Our study also showed that Esophagectomy surgery is an effective factor for improving the survival time of patient’s with esophageal cancer. Esophagectomy surgery is known as one of the best potential tools for the management of esophageal cancer. The positive and more efficient effect of Esophagectomy surgery can be observed in the early stages of cancer. In contrast, the other options such as chemotherapy and radiation therapy are suggested for later-stages. The outcomes after Esophagectomy surgery were investigated by D’Amico and it was shown that a combination of chemotherapy and Esophagectomy surgery results in a longer survival time for patients with EC (D’Amico, 2007). Lagergen et al., (2007) suggested the quality of life factors after Esophagectomy surgery as treatment for esophageal cancer. They exposed that the combination of Esophagectomy surgery and improved quality of life can extend the survival time of EC patients for at least 3 years.
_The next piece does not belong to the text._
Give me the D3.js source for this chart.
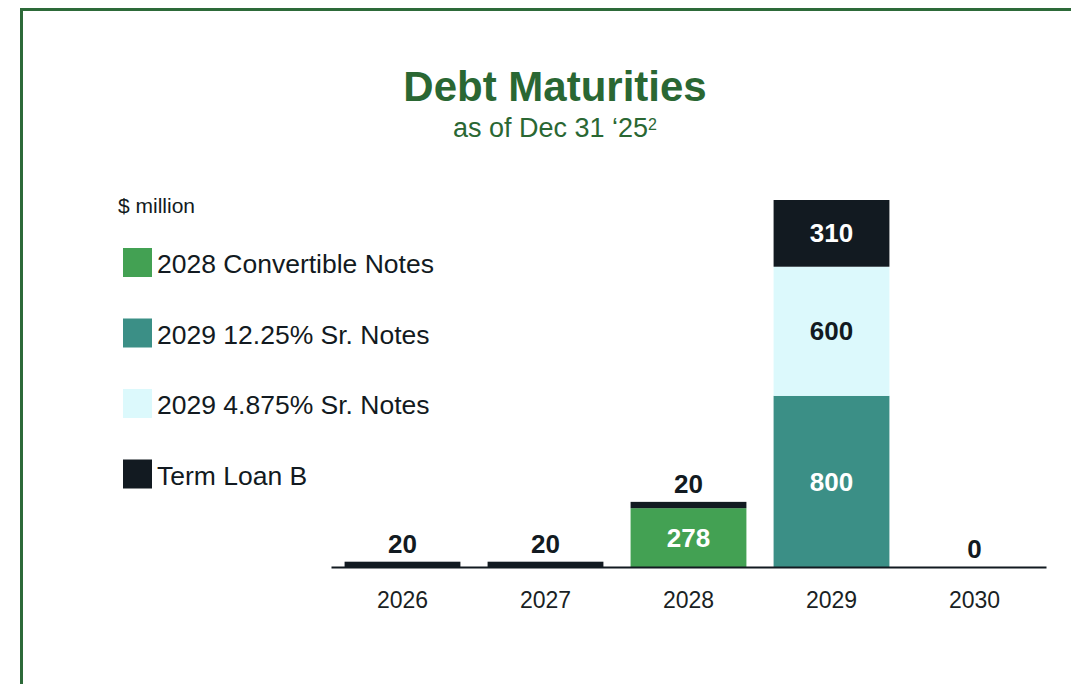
<!DOCTYPE html>
<html>
<head>
<meta charset="utf-8">
<script src="https://cdn.jsdelivr.net/npm/d3@7"></script>
<style>
  html, body { margin: 0; padding: 0; background: #fff; }
  svg { display: block; font-family: "Liberation Sans", Arial, sans-serif; }
</style>
</head>
<body>
<div id="chart"></div>
<script>
// Data
var years = ["2026", "2027", "2028", "2029", "2030"];
var convertibleNotes = [0, 0, 278, 0, 0];
var srNotes1225 = [0, 0, 0, 800, 0];
var srNotes4875 = [0, 0, 0, 600, 0];
var termLoanB = [20, 20, 20, 310, 0];

var seriesNames = ["2028 Convertible Notes", "2029 12.25% Sr. Notes", "2029 4.875% Sr. Notes", "Term Loan B"];
var seriesColors = ["#43a153", "#3b8f86", "#dcf9fc", "#121a21"];
var labelColors = ["#ffffff", "#ffffff", "#121a21", "#ffffff"];

// Build rows for the stack
var keys = ["conv", "sr1225", "sr4875", "tlb"];
var rows = years.map(function (y, i) {
  return { year: y, conv: convertibleNotes[i], sr1225: srNotes1225[i], sr4875: srNotes4875[i], tlb: termLoanB[i] };
});

var W = 1071, H = 684;
var svg = d3.select("#chart").append("svg").attr("width", W).attr("height", H);

// Frame (top and left green rules)
svg.append("rect").attr("x", 20).attr("y", 8).attr("width", W - 20).attr("height", 3).attr("fill", "#2d6a39");
svg.append("rect").attr("x", 20).attr("y", 8).attr("width", 3).attr("height", H - 8).attr("fill", "#2d6a39");

// Titles
svg.append("text").attr("x", 555).attr("y", 101).attr("text-anchor", "middle")
  .style("font-size", "42px").style("font-weight", "bold").attr("fill", "#2a6733")
  .text("Debt Maturities");
var sub = svg.append("text").attr("x", 555).attr("y", 137).attr("text-anchor", "middle")
  .style("font-size", "27px").attr("fill", "#2a6733");
sub.append("tspan").text("as of Dec 31 \u201825");
sub.append("tspan").attr("dy", -7).style("font-size", "16px").text("2");

svg.append("text").attr("x", 118).attr("y", 213).style("font-size", "21px").attr("fill", "#121a21").text("$ million");

// Legend
var legend = svg.append("g").selectAll("g").data(seriesNames).enter().append("g")
  .attr("transform", function (d, i) { return "translate(123," + (248 + i * 70.5) + ")"; });
legend.append("rect").attr("width", 29).attr("height", 29).attr("fill", function (d, i) { return seriesColors[i]; });
legend.append("text").attr("x", 34).attr("y", 25).style("font-size", "26.5px").attr("fill", "#121a21")
  .text(function (d) { return d; });

// Scales
var x = d3.scaleBand().domain(years).range([331, 1046]).paddingInner(0.19).paddingOuter(0.095);
var y = d3.scaleLinear().domain([0, 1710]).range([568, 200]);

var stacked = d3.stack().keys(keys)(rows);

// Bars
var layers = svg.append("g").selectAll("g").data(stacked).enter().append("g")
  .attr("fill", function (d, i) { return seriesColors[i]; });

layers.selectAll("rect").data(function (d) { return d; }).enter().append("rect")
  .filter(function (d) { return d[1] - d[0] > 0; })
  .attr("x", function (d) { return x(d.data.year); })
  .attr("width", x.bandwidth())
  .attr("y", function (d) { return y(d[1]); })
  .attr("height", function (d) { return y(d[0]) - y(d[1]); });

// Thicken the thin Term Loan B slivers so they stay visible
layers.filter(function (d) { return d.key === "tlb"; }).selectAll("rect")
  .filter(function (d) { return d[1] - d[0] < 50; })
  .attr("y", function (d) { return y(d[1]) - 2; })
  .attr("height", function (d) { return y(d[0]) - y(d[1]) + 2; });

// Value labels
var labels = svg.append("g").style("font-size", "26px").style("font-weight", "bold").attr("text-anchor", "middle");
stacked.forEach(function (s, si) {
  s.forEach(function (d) {
    var v = d[1] - d[0];
    if (v <= 0) return;
    var cx = x(d.data.year) + x.bandwidth() / 2;
    if (v >= 100) {
      labels.append("text").attr("x", cx).attr("y", (y(d[0]) + y(d[1])) / 2 + 9)
        .attr("fill", labelColors[si]).text(v);
    } else {
      labels.append("text").attr("x", cx).attr("y", y(d[1]) - 11)
        .attr("fill", "#121a21").text(v);
    }
  });
});
// Zero totals
rows.forEach(function (r) {
  var total = keys.reduce(function (a, k) { return a + r[k]; }, 0);
  if (total === 0) {
    labels.append("text").attr("x", x(r.year) + x.bandwidth() / 2).attr("y", y(0) - 10)
      .attr("fill", "#121a21").text(0);
  }
});

// Axis
var axis = svg.append("g").attr("transform", "translate(0,567)")
  .call(d3.axisBottom(x).tickSize(0).tickSizeOuter(0).tickPadding(25));
axis.select(".domain").attr("stroke", "#121a21").attr("stroke-width", 2);
axis.selectAll("text").style("font-size", "23px").style("font-family", "Liberation Sans, Arial, sans-serif")
  .attr("fill", "#1a1f24");
</script>
</body>
</html>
Identifying any progress in cancer therapy depends on monitoring the trends of patients’ survival over time (Baghestani et al., 2015). The valuable measure of care for patients and clinician is the time from diagnosis of the disease until symptom occurrence (Andersson et al., 2011). In the recent years, the therapy for various types of cancers has been improved significantly. Therefore, the proportion of patients who are not susceptible to the occurrence of the study event (cure fraction) has increased (Asano et al., 2014). Furthermore, most of the cure rate models have been applied to cancer cases (Ortega et al., 2008). Since some cancer-related subjects may have long-term survival, cure rate models can be an appropriate method to characterize and study the patients’ survival (Akhlaghi et al., 2013). Mixture and non-mixture are two general forms of cure models and the use of each model depends on data (Baghestani et al., 2015). In the current study, non-mixture cure fraction model was used to estimate the effect size of potential risk factors that affect patients’ survival.

However, there are lots of other factors related to the esophageal cancer lifetime such as metastatic status, tumor size, and stage of disease and the certain type of esophageal cancer (adenocarcinoma and squamous). These prognostic factors were not assessed because of the lack of access to the medical records of patients and the unavailability of the data in the East-Azarbayjan cancer registry.

In conclusion, although esophageal cancer is known as a fatal disease with a low survival rate, significant improvement of therapies for this cancer have been identified in the recent years. Moreover, using appropriate survival analysis can help the clinicians and researchers to determine potential risk factors which can affect the survival of patients who are not susceptible to EC. In this study, gender, SES, Esophagectomy surgery, and marital status are determined as risk factors that affect both survival and cure fraction of patients with EC. Non- mixture cure fraction provides more accurate and more reliable insight into long-term advantages of EC therapy compared to standard classic survival analysis alternatives.